Collision induced fragmentations of multiply charged sodium bis(2-ethylhexyl)-sulfosuccinate aggregates in gas phase: neutral loss versus charge separation
- Authors: Indelicato, S.; Bongiorno, D.; Turco Liveri, V.; Calabrese, V.; Indelicato, S.; Piazzese, D.; Ruggirello, A.; Siciliano, C.; Ceraulo, L.
- Publication year: 2016
- Type: Articolo in rivista (Articolo in rivista)

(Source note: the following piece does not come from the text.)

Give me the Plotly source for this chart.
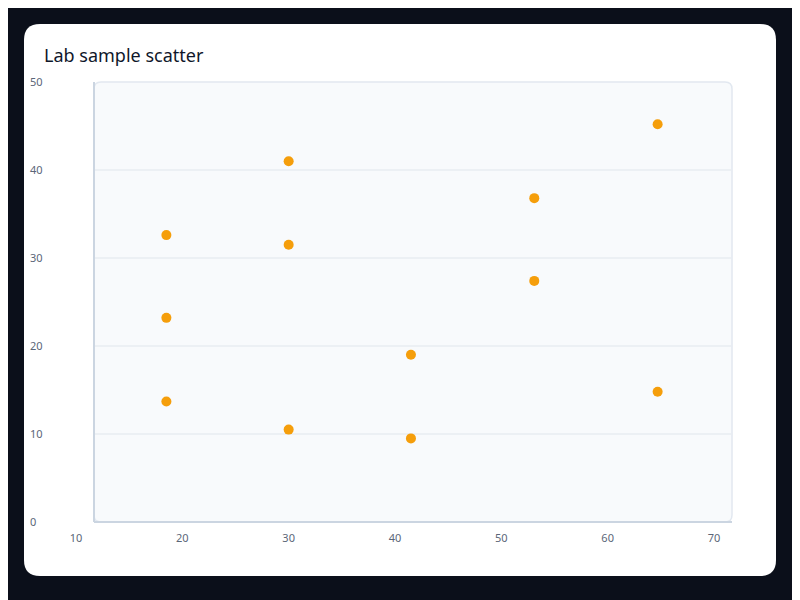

- Key words: Charge separation; Mass spectrometry; Neutral loss; Stability of non covalent aggregates; Surfactants; Instrumentation; Condensed Matter Physics; Spectroscopy; Physical and Theoretical Chemistry
- OA Link: http://hdl.handle.net/10447/243591
Abstract
Stability and fragmentation patterns of multicharged aggregates of sodium bis(2-ethylhexyl)-sulfosuccinate (NaAOT) in gas phase have been investigated by ion mobility mass spectrometry (IM-MS) and tandem mass spectrometry (MS-MS). Positively doubly charged NaAOT aggregates show at low collision energy a preference for the loss of NaAOT molecules, whereas fragmentation through charge separation process is favored at higher collision energy. By increasing the charge state of the aggregates, the fragmentation through charge separation tends to predominate especially at low aggregation number and only charge separation fragmentation is observed for positively quadruply charged species. On the other hand, the fragmentation of negatively doubly charged NaAOT aggregates is always characterized by a structural collapse of the entire ensemble leading to the formation of small-size singly charged fragments. The analysis of the collision energy required to fragment the 50% (CE50%) of positively and negatively charged NaAOT aggregates allows to emphasize the role of electrostatic repulsion, degree of freedom and statistical effects as determining factors of the aggregation number and charge state dependence of CE50% values. Overall, the observed behavior of positively and negatively multicharged NaAOT aggregates in gas phase has been rationalized in terms of the electrostatic interactions between sodium counterions and negatively charged surfactant heads mainly responsible of the reverse-micelle like structural arrangement of these non-covalent aggregates and of their stability.